THE PRESIDENT: Thank you very much. Dr. Franklin, members of the board, ladies and gentlemen, first let me, again, thank the board for its willingness to serve. And to those of you who came to Little Rock last week for the 40th anniversary of the integration of Central High, I thank you for coming there. It was a very important occasion, I believe, and one that all of us who were there felt was immensely rewarding.
I want to talk today about how we go forward from here. When I was at Little Rock Central High School, after we had this magnificent ceremony celebrating the 40th anniversary of the event and the original nine students went into the school, I went back outside and spent quite a long while talking to the students and the young people who were there. And all they talked to me about was how we were going to go forward. And I just listened to them.
I think you made a very important beginning by urging that we focus on education and economic opportunity, things which cut across racial lines but are necessary to bring us together.
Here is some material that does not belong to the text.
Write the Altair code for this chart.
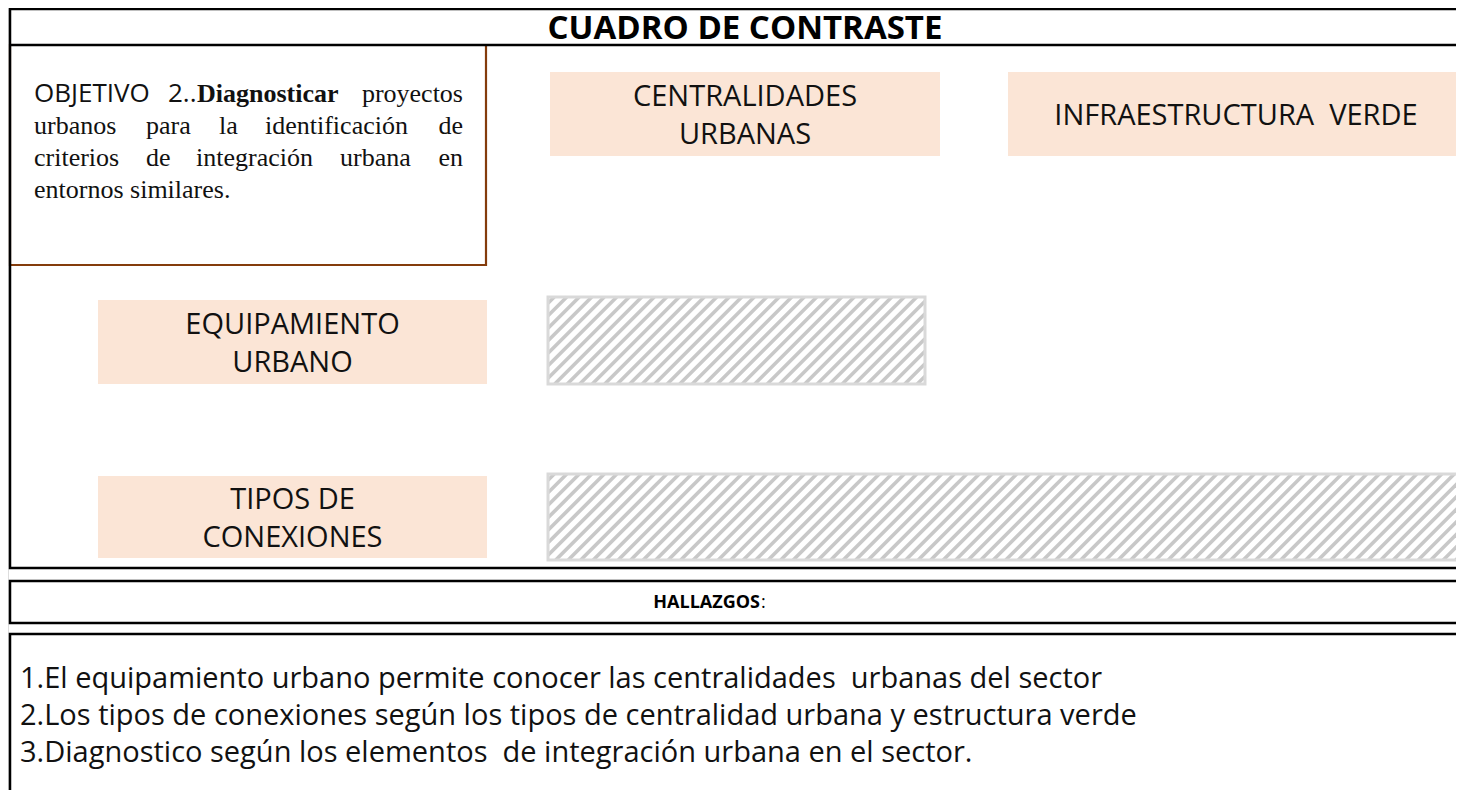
import altair as alt
import pandas as pd

# ---------------- content ----------------
TITLE = "CUADRO DE CONTRASTE"
COLUMN_HEADERS = [["CENTRALIDADES", "URBANAS"], ["INFRAESTRUCTURA  VERDE"]]
ROW_HEADERS = [["EQUIPAMIENTO", "URBANO"], ["TIPOS DE", "CONEXIONES"]]
OBJECTIVE_WORDS = [
    ["OBJETIVO", "2..", "Diagnosticar", "proyectos"],
    ["urbanos", "para", "la", "identificación", "de"],
    ["criterios", "de", "integración", "urbana", "en"],
    ["entornos similares."],
]
OBJECTIVE_STYLE = [
    ["sans", "sans", "bold", "serif"],
    ["serif"] * 5,
    ["serif"] * 5,
    ["serif"],
]
FINDINGS_TITLE = "HALLAZGOS"
FINDINGS = [
    "1.El equipamiento urbano permite conocer las centralidades  urbanas del sector",
    "2.Los tipos de conexiones según los tipos de centralidad urbana y estructura verde",
    "3.Diagnostico según los elementos  de integración urbana en el sector.",
]

# ---------------- layout (page pixel coordinates) ----------------
FRAME_X0 = [10, 10, 10]
FRAME_X1 = [1490, 1490, 1490]
FRAME_Y0 = [9, 581, 634]
FRAME_Y1 = [568, 623, 840]
TITLE_RULE_Y = 45
OBJ_BOX = (10, 486, 45, 265)
COL_BOX_X0 = [550, 1008]
COL_BOX_X1 = [940, 1490]
COL_BOX_Y = (72, 156)
ROW_BOX_X = (98, 487)
ROW_BOX_Y0 = [300, 476]
ROW_BOX_Y1 = [384, 558]
HATCH_X0 = [548, 548]
HATCH_X1 = [925, 1490]
HATCH_Y0 = [297, 474]
HATCH_Y1 = [384, 560]
OBJ_WORD_X = [
    [34, 168, 197, 463],
    [34, 146, 219, 265, 463],
    [34, 146, 196, 340, 463],
    [34],
]
OBJ_LINE_Y = [102, 134, 166, 198]
FIND_Y = [679, 716, 753]
LABEL_LINE_GAP = 38
LABEL_SHIFT = 2

X_SCALE = alt.Scale(domain=[8, 1456], nice=False, zero=False)
Y_SCALE = alt.Scale(domain=[8, 790], nice=False, zero=False, reverse=True)
W, H = 1448, 782


def X(f):
    return alt.X(f, type="quantitative", scale=X_SCALE, axis=None)


def Y(f):
    return alt.Y(f, type="quantitative", scale=Y_SCALE, axis=None)


def keep_spaces(s):
    return s.replace("  ", " \u00a0")


# ---- frames ----
frames = pd.DataFrame({"x": FRAME_X0, "x2": FRAME_X1, "y": FRAME_Y0, "y2": FRAME_Y1})
title_rule = pd.DataFrame({"x": [FRAME_X0[0]], "x2": [FRAME_X1[0]], "y": [TITLE_RULE_Y]})
obj = pd.DataFrame({"x": [OBJ_BOX[0]], "x2": [OBJ_BOX[1]], "y": [OBJ_BOX[2]], "y2": [OBJ_BOX[3]]})

peach = pd.DataFrame({
    "x": COL_BOX_X0 + [ROW_BOX_X[0]] * 2,
    "x2": COL_BOX_X1 + [ROW_BOX_X[1]] * 2,
    "y": [COL_BOX_Y[0]] * 2 + ROW_BOX_Y0,
    "y2": [COL_BOX_Y[1]] * 2 + ROW_BOX_Y1,
})
labels = COLUMN_HEADERS + ROW_HEADERS
lab_rows = []
for i, lines in enumerate(labels):
    cx = (peach["x"][i] + min(peach["x2"][i], 1464)) / 2
    cy = (peach["y"][i] + peach["y2"][i]) / 2 + LABEL_SHIFT
    n = len(lines)
    for j, t in enumerate(lines):
        lab_rows.append({"t": keep_spaces(t), "x": cx, "y": cy + (j - (n - 1) / 2) * LABEL_LINE_GAP})
lab_df = pd.DataFrame(lab_rows)

hatch = pd.DataFrame({"x": HATCH_X0, "x2": HATCH_X1, "y": HATCH_Y0, "y2": HATCH_Y1})

# diagonal stripes, clipped to each hatch box (decoration)
STEP = 12.5
stripes = []
for x0, x1, y0, y1 in zip(HATCH_X0, HATCH_X1, HATCH_Y0, HATCH_Y1):
    c = x0 + y0 + STEP / 2
    while c < x1 + y1:
        ys = min(y1, c - x0)
        ye = max(y0, c - x1)
        stripes.append({"x": c - ys, "y": ys, "x2": c - ye, "y2": ye})
        c += STEP
stripes = pd.DataFrame(stripes)

frame_layer = alt.Chart(frames).mark_rect(fillOpacity=0, stroke="#000000", strokeWidth=2.5).encode(
    x=X("x"), x2="x2", y=Y("y"), y2="y2")
title_rule_layer = alt.Chart(title_rule).mark_rule(color="#000000", strokeWidth=2.5).encode(
    x=X("x"), x2="x2", y=Y("y"))
obj_layer = alt.Chart(obj).mark_rect(fillOpacity=0, stroke="#843C0C", strokeWidth=2.2).encode(
    x=X("x"), x2="x2", y=Y("y"), y2="y2")
peach_layer = alt.Chart(peach).mark_rect(color="#FBE5D6").encode(
    x=X("x"), x2="x2", y=Y("y"), y2="y2")
peach_text = alt.Chart(lab_df).mark_text(
    font="Open Sans", fontSize=29, color="#111111", align="center", baseline="middle"
).encode(x=X("x"), y=Y("y"), text="t:N")
stripe_layer = alt.Chart(stripes).mark_rule(color="#C8C8C8", strokeWidth=3.6).encode(
    x=X("x"), x2="x2", y=Y("y"), y2="y2")
hatch_layer = alt.Chart(hatch).mark_rect(fillOpacity=0, stroke="#D9D9D9", strokeWidth=3).encode(
    x=X("x"), x2="x2", y=Y("y"), y2="y2")

title_df = pd.DataFrame({"t": [TITLE], "x": [745], "y": [39]})
title_layer = alt.Chart(title_df).mark_text(
    font="Open Sans", fontSize=33, fontWeight="bold", color="#000000", align="center",
    baseline="alphabetic").encode(x=X("x"), y=Y("y"), text="t:N")

# objective words
rows = []
for li, (words, styles, xs) in enumerate(zip(OBJECTIVE_WORDS, OBJECTIVE_STYLE, OBJ_WORD_X)):
    n = len(words)
    for wi, (w, s, x) in enumerate(zip(words, styles, xs)):
        anchor = "right" if (n > 1 and wi == n - 1) else "left"
        rows.append({"w": w, "style": s, "x": x, "y": OBJ_LINE_Y[li], "anchor": anchor})
obj_words = pd.DataFrame(rows)


def word_layer(style, anchor, font, weight, size):
    d = obj_words[(obj_words["style"] == style) & (obj_words["anchor"] == anchor)]
    return alt.Chart(d).mark_text(
        font=font, fontWeight=weight, fontSize=size, color="#111111", align=anchor,
        baseline="alphabetic").encode(x=X("x"), y=Y("y"), text="w:N")


word_layers = [
    word_layer("sans", "left", "Open Sans", "normal", 26),
    word_layer("bold", "left", "Liberation Serif", "bold", 26),
    word_layer("serif", "left", "Liberation Serif", "normal", 26),
    word_layer("serif", "right", "Liberation Serif", "normal", 26),
]

hall = pd.DataFrame({"t": [FINDINGS_TITLE], "x": [760], "y": [603]})
hall_layer = alt.Chart(hall).mark_text(
    font="Open Sans", fontSize=18, fontWeight="bold", color="#000000", align="right", baseline="middle"
).encode(x=X("x"), y=Y("y"), text="t:N")
colon = pd.DataFrame({"t": [":"], "x": [761], "y": [603]})
colon_layer = alt.Chart(colon).mark_text(
    font="Open Sans", fontSize=18, color="#000000", align="left", baseline="middle"
).encode(x=X("x"), y=Y("y"), text="t:N")

find = pd.DataFrame({"t": [keep_spaces(s) for s in FINDINGS], "x": [20] * 3, "y": FIND_Y})
find_layer = alt.Chart(find).mark_text(
    font="Open Sans", fontSize=29, color="#111111", align="left", baseline="middle"
).encode(x=X("x"), y=Y("y"), text="t:N")

chart = alt.layer(
    peach_layer, stripe_layer, hatch_layer, obj_layer, frame_layer, title_rule_layer,
    peach_text, title_layer, *word_layers, hall_layer, colon_layer, find_layer,
).properties(width=W, height=H, padding=0, autosize=alt.AutoSizeParams(type="none")).configure_view(
    stroke=None).configure(background="#ffffff")

chart.save("out.html", embed_options={"renderer": "svg", "actions": False})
One of the young men in the audience said to me that --he said, I don't think they had these gang problems 40 years ago and I'm worried about that now. It was very touching, you know. So I think it's very important that we throw this into the future now, we begin to focus on it, and I agree that we should begin with education and economic opportunity.
But if I could go back to the original mission of the board, I also think it's important that we have the facts. So this afternoon, I know you're going to hear from noted scientists and demographers who will share their research on our changing population patterns and attitudes on race, and I think that's an important thing.
Secondly, I think it's important that we continue this dialogue. I got as much out of the hour or so I spent after the ceremony in Little Rock just listening to the young people talking as I worked my way down the lines of people who were there as anything else. I'm going to have a town hall meeting on this subject on December the 2nd, and I will continue to do what I can to support you in reaching out to Americans of all backgrounds and actually discussing this so that we build bridges of mutual understanding and reconciliation.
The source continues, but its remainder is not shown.